New York June 2023: The U.S. Securities and Exchange Commission on Tuesday sued Coinbase (COIN.O), accusing the largest U.S. cryptocurrency exchange of operating illegally because it failed to first registered with the regulator.
The lawsuit is the SEC's second in two days against a major crypto exchange, following its case against Binance, the world's largest cryptocurrency exchange, and founder Changpeng Zhao.
Both civil cases are part of SEC Chair Gary Gensler's push to assert jurisdiction over crypto markets, which he on Tuesday again labeled a "Wild West" of investing, and protect investors while shoring up their trust in capital markets.
"The cryptomarkets are undermining that trust, and I would say this: it undermines our overall capital markets," Gensler told CNBC on Wednesday.
Paul Grewal, Coinbase's general counsel, said in a statement the company will continue operating as usual.
"The SEC's reliance on an enforcement-only approach in the absence of clear rules for the digital asset industry is hurting America's economic competitiveness and companies like Coinbase that have a demonstrated commitment to compliance," he added.
Shares of Coinbase's parent Coinbase Global Inc were down $9.37, or 16.2%, at $49.33, after earlier falling as much as 20.9%.
In a complaint filed in Manhattan federal court, the SEC said Coinbase has since at least 2019 made billions of dollars by operating as a middleman on crypto transactions, while evading disclosure requirements meant to protect investors.
The SEC said Coinbase traded at least 13 crypto assets that are securities that should have been registered, including tokens such as Solana, Cardano and Polygon.
Founded in 2012, Coinbase recently served more than 108 million customers, and ended March with $130 billion of customer crypto assets and funds on its balance sheet.

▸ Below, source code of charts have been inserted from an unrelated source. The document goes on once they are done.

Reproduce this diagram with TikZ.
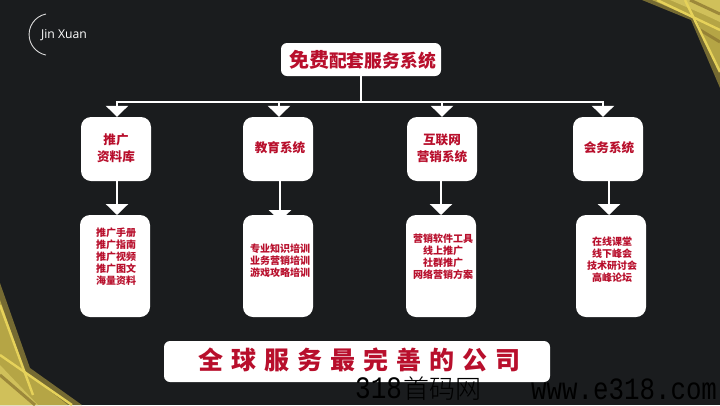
\documentclass[tikz,border=0pt]{standalone}
\usepackage{graphicx}
\usepackage{fontspec}
\usetikzlibrary{arrows.meta,calc}
\newfontfamily\cjk{Noto Sans CJK SC}
\newfontfamily\wmcjk{Noto Sans CJK SC Light}
\newfontfamily\wmlat{Liberation Mono}
\newfontfamily\logofont{Open Sans}
\definecolor{bg}{HTML}{1A1C1E}
\definecolor{crim}{HTML}{B80F2C}
\definecolor{golddark}{HTML}{756A32}
\definecolor{goldmid}{HTML}{B5A545}
\definecolor{goldlight}{HTML}{D0C05A}
\definecolor{goldbright}{HTML}{E6D25A}
\definecolor{goldbrown}{HTML}{8F7A32}
\tikzset{
  card/.style={fill=white,rounded corners=10pt,minimum width=70pt,inner sep=0pt},
  upcard/.style={card,minimum height=64pt},
  lowcard/.style={card,minimum height=102pt},
  uptext/.style={text=crim,font=\cjk\bfseries\fontsize{12.6}{17}\selectfont,align=center,inner sep=0pt},
  lowtext/.style={text=crim,font=\cjk\bfseries\fontsize{10}{12.1}\selectfont,align=center,inner sep=0pt},
  wire/.style={draw=white,line width=2.5pt},
  feed/.style={wire,-{Triangle[width=22pt,length=11pt,fill=white]}},
  wmark/.style={text=black,inner sep=0pt,anchor=west},
  ray/.style={line width=2.4pt,goldbright},
  rayb/.style={line width=3pt,goldbrown,opacity=.8}
}
\begin{document}
\begin{tikzpicture}[x=1pt,y=-1pt]
\useasboundingbox (0,0) rectangle (720,405);
\fill[bg] (0,0) rectangle (720,405);
% gold corner, top right
\begin{scope}
\clip (0,0) rectangle (720,405);
\fill[golddark] (642,0) -- (691,20) -- (720,88) -- (720,0) -- cycle;
\fill[goldmid] (652,0) -- (696,19) -- (720,72) -- (720,0) -- cycle;
\fill[goldlight] (670,0) -- (705,15) -- (720,22) -- (720,0) -- cycle;
\draw[rayb] (690,0) -- (720,14);
\draw[rayb] (700,30) -- (720,42);
\draw[ray] (657,0) -- (720,30);
\draw[ray] (685,0) -- (720,72);
% gold corner, bottom left
\fill[golddark] (0,283) -- (30,368) -- (82,405) -- (0,405) -- cycle;
\fill[goldmid] (0,300) -- (25,372) -- (68,405) -- (0,405) -- cycle;
\fill[goldlight] (0,365) -- (38,405) -- (0,405) -- cycle;
\draw[rayb] (0,375) -- (35,405);
\draw[ray] (0,305) -- (33,395);
\draw[ray] (0,355) -- (72,405);
\end{scope}
% logo
\draw[white!85!black,line width=.9pt] (46,14) arc[start angle=259,end angle=101,radius=20.9];
\node[text=white,inner sep=0pt,font=\logofont\fontsize{12.2}{14}\selectfont] (logo) at (64,35) {Jin Xuan};
% nodes
\node[fill=white,rounded corners=6pt,minimum width=160pt,minimum height=33pt,inner sep=0pt] (top) at (361,59.5) {};
\node[inner sep=0pt,text=crim] (toptext) at (362.5,60) {\cjk\bfseries\fontsize{20}{20}\selectfont 免费\fontsize{17.8}{20}\selectfont 配套服务系统};
\node[upcard] (a1) at (116,149) {};
\node[upcard] (a2) at (278,149) {};
\node[upcard] (a3) at (442,149) {};
\node[upcard] (a4) at (608,149) {};
\coordinate (hub) at (361,102);
\coordinate (j1) at (117,102);
\coordinate (j2) at (279,102);
\coordinate (j3) at (442,102);
\coordinate (j4) at (603,102);
\coordinate (k1) at (117,181);
\coordinate (k2) at (280,181);
\coordinate (k3) at (441,181);
\coordinate (k4) at (609,181);
\draw[wire] (top.south) -- (hub);
\draw[wire] ($(j1)+(-1.25,0)$) -- ($(j4)+(1.25,0)$);
\foreach \j/\a in {j1/a1,j2/a2,j3/a3,j4/a4}{
  \draw[feed] (\j) -- (\j |- \a.north);
}
\coordinate (t2) at (280,221);
\draw[feed] (k1) -- (117,215);
\draw[feed] (k2) -- (t2);
\draw[feed] (k3) -- (441,215);
\draw[feed] (k4) -- (609,215);
\node[lowcard] (b1) at (115,266) {};
\node[lowcard] (b2) at (278,266) {};
\node[lowcard] (b3) at (441,266) {};
\node[lowcard] (b4) at (611,266) {};
\node[uptext] (a1t) at (116,148) {推广\\资料库};
\node[uptext] (a2t) at (280,148) {教育系统};
\node[uptext] (a3t) at (442,148) {互联网\\营销系统};
\node[uptext] (a4t) at (609,148) {会务系统};
\node[lowtext] (b1t) at (116,256.5) {推广手册\\推广指南\\推广视频\\推广图文\\海量资料};
\node[lowtext] (b2t) at (280,261) {专业知识培训\\业务营销培训\\游戏攻略培训};
\node[lowtext] (b3t) at (443,257) {营销软件工具\\线上推广\\社群推广\\网络营销方案};
\node[lowtext] (b4t) at (612,260) {在线课堂\\线下峰会\\技术研讨会\\高峰论坛};
% banner
\node[fill=white,rounded corners=6pt,minimum width=386pt,minimum height=41pt,inner sep=0pt] (bar) at (357,361.5) {};
\node[inner sep=0pt,text=crim] (bartext) at (359,360) {\cjk\bfseries\addfontfeature{LetterSpace=32}\fontsize{25}{25}\selectfont 全球服务最完善的公司};
% watermark
\node[wmark] (wm1) at (355,389) {\scalebox{1}[1.2]{\wmlat\fontsize{26}{26}\selectfont 318}\hspace{1pt}\wmcjk\fontsize{26}{26}\selectfont 首码网};
\node[wmark] (wm2) at (531,389) {\scalebox{1}[1.2]{\wmlat\fontsize{25.8}{25.8}\selectfont www.e318.com}};
\end{tikzpicture}
\end{document}
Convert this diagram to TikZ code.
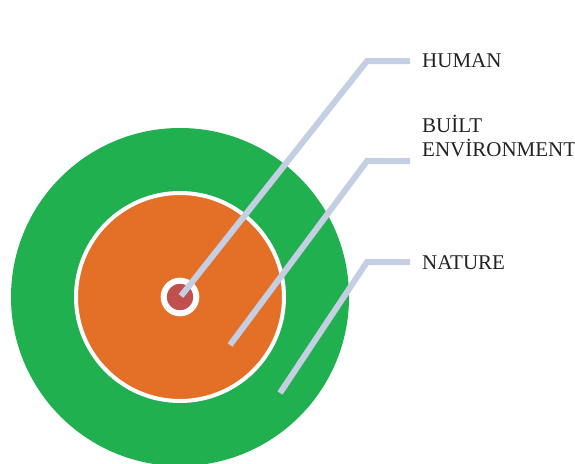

Transactions generated 75% of its $3.15 billion of net revenue last year.
'CAN'T IGNORE THE RULES'
Tuesday's complaint addressed several aspects of Coinbase's business including Coinbase Prime, which routes orders; Coinbase Wallet, which lets investors access liquidity; and the Coinbase Earn staking service.
In the staking program, Coinbase pools crypto assets and uses them to facilitate activity on the blockchain network, in exchange for "rewards" it provides customers after taking a commission for itself.
The SEC said Coinbase was "fully aware" that its business was subject to federal securities laws, but ignored it.
"You simply can't ignore the rules because you don't like them or because you'd prefer different ones," SEC Enforcement Chief Gurbir Grewal said in a statement.
Tuesday's lawsuit seeks civil fines, the recouping of ill-gotten gains and injunctive relief. The SEC had in March warned Coinbase that securities charges might be coming.
Coinbase's friction with Gensler dates to 2021, when the SEC threatened to sue if Coinbase were to let users earn interest by lending digital assets. The company scrapped the idea.
In the Binance case, the SEC accused that exchange of inflating trading volumes, diverting customer funds, improperly commingling assets, failing to keep wealthy U.S. customers off its platform, and misleading customers about its controls.
Binance pledged to defend vigorously against the lawsuit, and said the case reflected the SEC's "misguided and conscious refusal" to provide clarity and guidance to the crypto industry.
The case is SEC v Coinbase Inc et al, U.S. District Court, Southern District of New York, No. 23-04738.